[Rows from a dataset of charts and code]
§ §

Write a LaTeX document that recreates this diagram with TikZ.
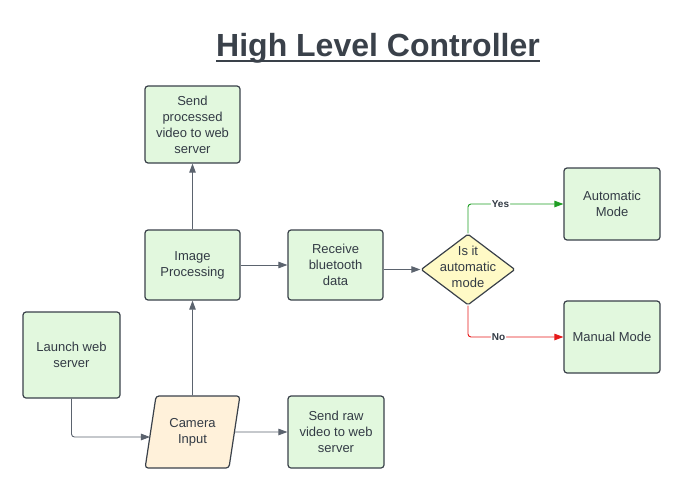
\documentclass[tikz,border=0pt]{standalone}
\usepackage{fontspec}
\setmainfont{Liberation Sans}
\usetikzlibrary{shapes.geometric,arrows.meta}

\definecolor{edgegray}{HTML}{3A414A}
\definecolor{textgray}{HTML}{333B45}
\definecolor{linegray}{HTML}{5B636E}
\definecolor{boxgreen}{HTML}{E2F8DE}
\definecolor{camorange}{HTML}{FFF1DA}
\definecolor{decyellow}{HTML}{FFFAC6}
\definecolor{yesgreen}{HTML}{1F9E24}
\definecolor{nored}{HTML}{E61919}

\tikzset{
	box/.style={draw=edgegray, fill=boxgreen, line width=1.2pt, rounded corners=3pt,
		minimum width=95pt, minimum height=72pt, align=center, text=textgray,
		font=\fontsize{13}{16}\selectfont},
	flow/.style={draw=linegray, line width=0.9pt, -{Triangle[length=9pt,width=6.5pt]}},
	branch/.style={font=\bfseries\fontsize{10}{12}\selectfont, text=textgray, fill=white, inner sep=1pt}
}

\begin{document}
\begin{tikzpicture}[x=1pt,y=-1pt]
		\useasboundingbox (0,0) rectangle (684,492);
		
		% title
		\node[anchor=base, inner sep=0pt, text=edgegray, font=\bfseries\fontsize{32}{36}\selectfont] (title) at (378,57) {High Level Controller};
		\draw[edgegray, line width=2.2pt] ([yshift=-4pt]title.base west) -- ([yshift=-4pt]title.base east);
		
		\node[box, minimum height=77pt] (sendproc) at (192.5,124.5) {Send\\processed\\video to web\\server};
		\node[box, minimum height=70pt] (imgproc) at (192.5,265) {Image\\Processing};
		\node[box, minimum height=70pt] (recv) at (335.5,265) {Receive\\bluetooth\\data};
		\node[box, minimum width=96pt] (automode) at (612,204) {Automatic\\Mode};
		\node[box, minimum width=96pt] (manmode) at (612,337) {Manual Mode};
		\node[box, minimum width=97pt, minimum height=86pt] (launch) at (71.5,355) {Launch web\\server};
		\node[box, minimum width=96pt] (rawvid) at (336,432) {Send raw\\video to web\\server};
		
		% camera input
		\node[box, fill=camorange, trapezium, trapezium left angle=76, trapezium right angle=104,
			trapezium stretches=true, minimum width=95pt, minimum height=72pt, inner sep=0pt] (cam) at (192.5,432) {Camera\\Input};
		
		% decision
		\node[draw=edgegray, fill=decyellow, line width=1.2pt, diamond, rounded corners=1.5pt,
			inner sep=0pt, minimum width=94pt, minimum height=71pt] (dec) at (468,269.5) {};
		\node[align=center, text=textgray, font=\fontsize{13}{16}\selectfont] (dectext) at (468,267) {Is it\\automatic\\mode};
		
		% arrows
		\draw[flow] (cam) -- (imgproc);
		\draw[flow] (imgproc) -- (sendproc);
		\draw[flow] (imgproc) -- (recv);
		\draw[flow] (recv.east |- dec.west) -- (dec.west);
		\draw[flow, rounded corners=3pt] (launch.south) |- ([yshift=-5pt]cam.west);
		\draw[flow] (cam.east) -- (rawvid.west);
		
		\draw[flow, draw=yesgreen, rounded corners=3pt] (dec.north) |- (automode.west)
			node[branch, pos=0.67] (yes) {Yes};
		\draw[flow, draw=nored, rounded corners=3pt] (dec.south) |- (manmode.west)
			node[branch, pos=0.66] (no) {No};
	\end{tikzpicture}
\end{document}
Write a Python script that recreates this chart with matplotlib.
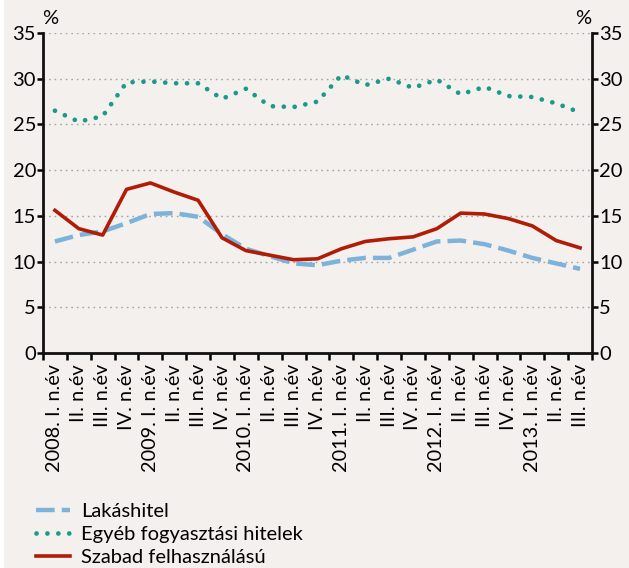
import numpy as np
import matplotlib.pyplot as plt
from matplotlib.patches import Rectangle

plt.rcParams['font.family'] = ['Lato', 'DejaVu Sans']

quarters = ['2008. I. n.év', 'II. n.év', 'III. n.év', 'IV. n.év',
            '2009. I. n.év', 'II. n.év', 'III. n.év', 'IV. n.év',
            '2010. I. n.év', 'II. n.év', 'III. n.év', 'IV. n.év',
            '2011. I. n.év', 'II. n.év', 'III. n.év', 'IV. n.év',
            '2012. I. n.év', 'II. n.év', 'III. n.év', 'IV. n.év',
            '2013. I. n.év', 'II. n.év', 'III. n.év']

lakashitel = [12.2, 12.9, 13.3, 14.2, 15.2, 15.3, 14.9, 13.0, 11.4, 10.6, 9.8, 9.6,
              10.1, 10.4, 10.4, 11.3, 12.2, 12.3, 11.9, 11.2, 10.4, 9.8, 9.2]
egyeb = [26.5, 25.3, 25.9, 29.6, 29.7, 29.5, 29.5, 27.8, 28.9, 27.0, 26.9, 27.5,
         30.4, 29.3, 30.0, 29.0, 29.9, 28.3, 29.1, 28.1, 28.0, 27.3, 26.3]
szabad = [15.6, 13.6, 12.9, 17.9, 18.6, 17.6, 16.7, 12.6, 11.2, 10.7, 10.2, 10.3,
          11.4, 12.2, 12.5, 12.7, 13.6, 15.3, 15.2, 14.7, 13.9, 12.3, 11.5]

bg = '#f3f0ed'
fig = plt.figure(figsize=(6.29, 5.68), dpi=100, facecolor='white')
fig.patches.append(Rectangle((4 / 629, 0), 1, 1, transform=fig.transFigure,
                             facecolor=bg, edgecolor='none', zorder=-10))

ax = fig.add_axes([43 / 629, 1 - 353 / 568, 549 / 629, 320 / 568])
ax.set_facecolor(bg)

x = np.arange(len(quarters))
ax.plot(x, lakashitel, color='#7db3da', lw=3.2, linestyle=(0, (4.2, 1.6)),
        label='Lakáshitel', zorder=3)
ax.plot(x, egyeb, color='#1a9a89', lw=3.4, linestyle=(0, (0.01, 2.3)),
        dash_capstyle='round', label='Egyéb fogyasztási hitelek', zorder=3)
ax.plot(x, szabad, color='#b01c05', lw=2.6, label='Szabad felhasználású', zorder=4)

ax.set_xlim(-0.5, len(quarters) - 0.5)
ax.set_ylim(0, 35)
ax.set_yticks(np.arange(0, 36, 5))
ax.yaxis.grid(True, color='#a5a5a5', linestyle=(0, (1.2, 2.8)), lw=1.0)
ax.set_axisbelow(True)

ax.spines['top'].set_visible(False)
for s in ['left', 'right', 'bottom']:
    ax.spines[s].set_linewidth(2.0)
    ax.spines[s].set_color('#111111')

ax.tick_params(axis='y', which='both', left=True, right=True, labelleft=True,
               labelright=True, direction='out', length=4, width=1.8,
               labelsize=14.5, pad=1)

ax.set_xticks(x)
ax.set_xticklabels(quarters, rotation=90, fontsize=14.3)
ax.set_xticks(np.arange(-0.5, len(quarters), 1), minor=True)
ax.tick_params(axis='x', which='major', length=0, pad=8)
ax.tick_params(axis='x', which='minor', length=5, width=1.8, direction='out')

fig.text(50 / 629, 1 - 19 / 568, '%', fontsize=14.5, ha='center', va='center')
fig.text(583 / 629, 1 - 19 / 568, '%', fontsize=14.5, ha='center', va='center')

fig.legend(loc='upper left', bbox_to_anchor=(36 / 629, 1 - 503 / 568),
           frameon=False, fontsize=14.5, handlelength=1.7, handletextpad=0.55,
           labelspacing=0.3, borderaxespad=0, borderpad=0)

fig.savefig('out.png', dpi=100, facecolor=fig.get_facecolor())
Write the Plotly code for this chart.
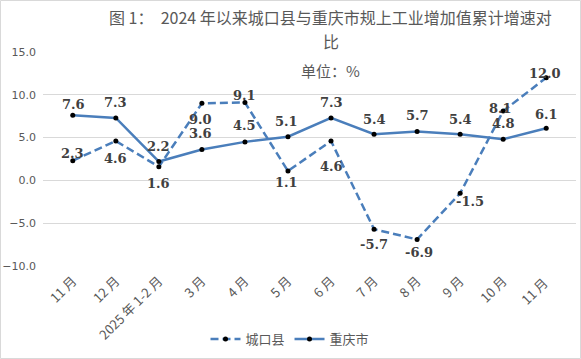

§ §

Your task: Starting at the first line of the material, output exactly the lines up to and including the one with "-- ([yshift=-4pt]title.base east);". Do not include the pictures.

Result of this task:
Write a LaTeX document that recreates this diagram with TikZ.
\documentclass[tikz,border=0pt]{standalone}
\usepackage{fontspec}
\setmainfont{Liberation Sans}
\usetikzlibrary{shapes.geometric,arrows.meta}

\definecolor{edgegray}{HTML}{3A414A}
\definecolor{textgray}{HTML}{333B45}
\definecolor{linegray}{HTML}{5B636E}
\definecolor{boxgreen}{HTML}{E2F8DE}
\definecolor{camorange}{HTML}{FFF1DA}
\definecolor{decyellow}{HTML}{FFFAC6}
\definecolor{yesgreen}{HTML}{1F9E24}
\definecolor{nored}{HTML}{E61919}

\tikzset{
	box/.style={draw=edgegray, fill=boxgreen, line width=1.2pt, rounded corners=3pt,
		minimum width=95pt, minimum height=72pt, align=center, text=textgray,
		font=\fontsize{13}{16}\selectfont},
	flow/.style={draw=linegray, line width=0.9pt, -{Triangle[length=9pt,width=6.5pt]}},
	branch/.style={font=\bfseries\fontsize{10}{12}\selectfont, text=textgray, fill=white, inner sep=1pt}
}

\begin{document}
\begin{tikzpicture}[x=1pt,y=-1pt]
		\useasboundingbox (0,0) rectangle (684,492);
		
		% title
		\node[anchor=base, inner sep=0pt, text=edgegray, font=\bfseries\fontsize{32}{36}\selectfont] (title) at (378,57) {High Level Controller};
		\draw[edgegray, line width=2.2pt] ([yshift=-4pt]title.base west) -- ([yshift=-4pt]title.base east);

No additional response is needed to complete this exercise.